As the woman explained her objections to Trump, Natalja continued to talk with passing Trump supporters. When asked if they knew each other, she responded “No, but thank you!” blowing a kiss in Natalja’s direction. “Love you. Love you.” She affirmed that she had not been paid in any way to appear at the rally.

A steady stream of Trump supporters began walking by, interjecting as the woman in the hoodie recalled what had happened to her. “She’s lying,” one man said. “I saw, I have photos on my phone.” When asked by BuzzFeed News to produce the photos, he could not find them on his phone.

Trump was still inside, and would continue speaking for another 40 minutes. But for many, the time allotted to attend a rally had come to a close.
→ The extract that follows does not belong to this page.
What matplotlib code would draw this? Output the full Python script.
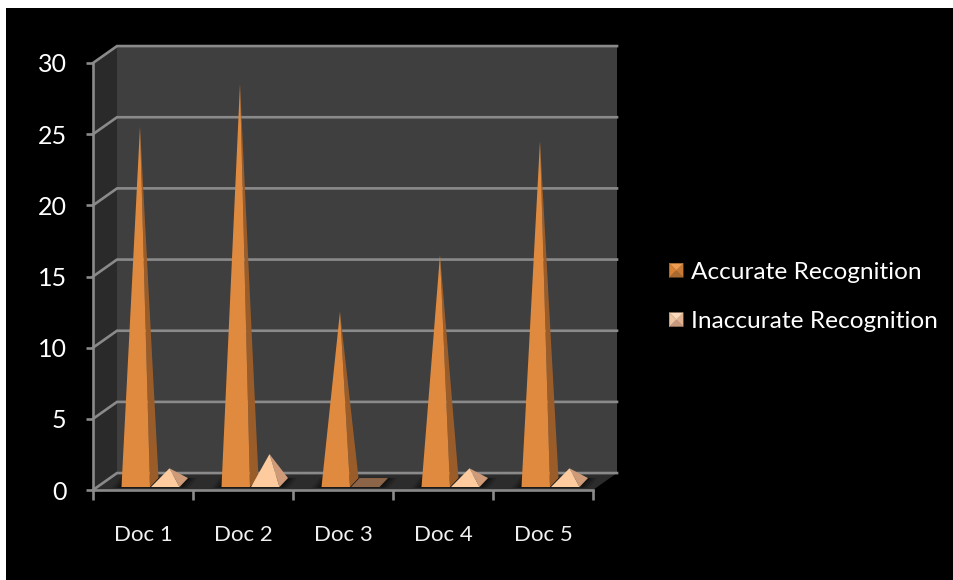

Walking back to their cars, a group of six men and women joked about the protesters. “They get paid $1,500 apiece now,” one woman said. “And an iPhone too, I heard!” another man added. “That big woman was foaming at the mouth,” an elderly man explained, when asked for details for what he saw. “The colored one. She worked herself up on purpose. The other woman, she was big — she must have been 6’4”, 6’5”! She threw herself on the ground, I saw it.”

It was all for show, they agreed.

“My first rally, and I’ve never seen anything like that in my life,” one man said, “and I probably never will again.” The woman with him shook her head, chuckled, and answered, “It’s just unreal.”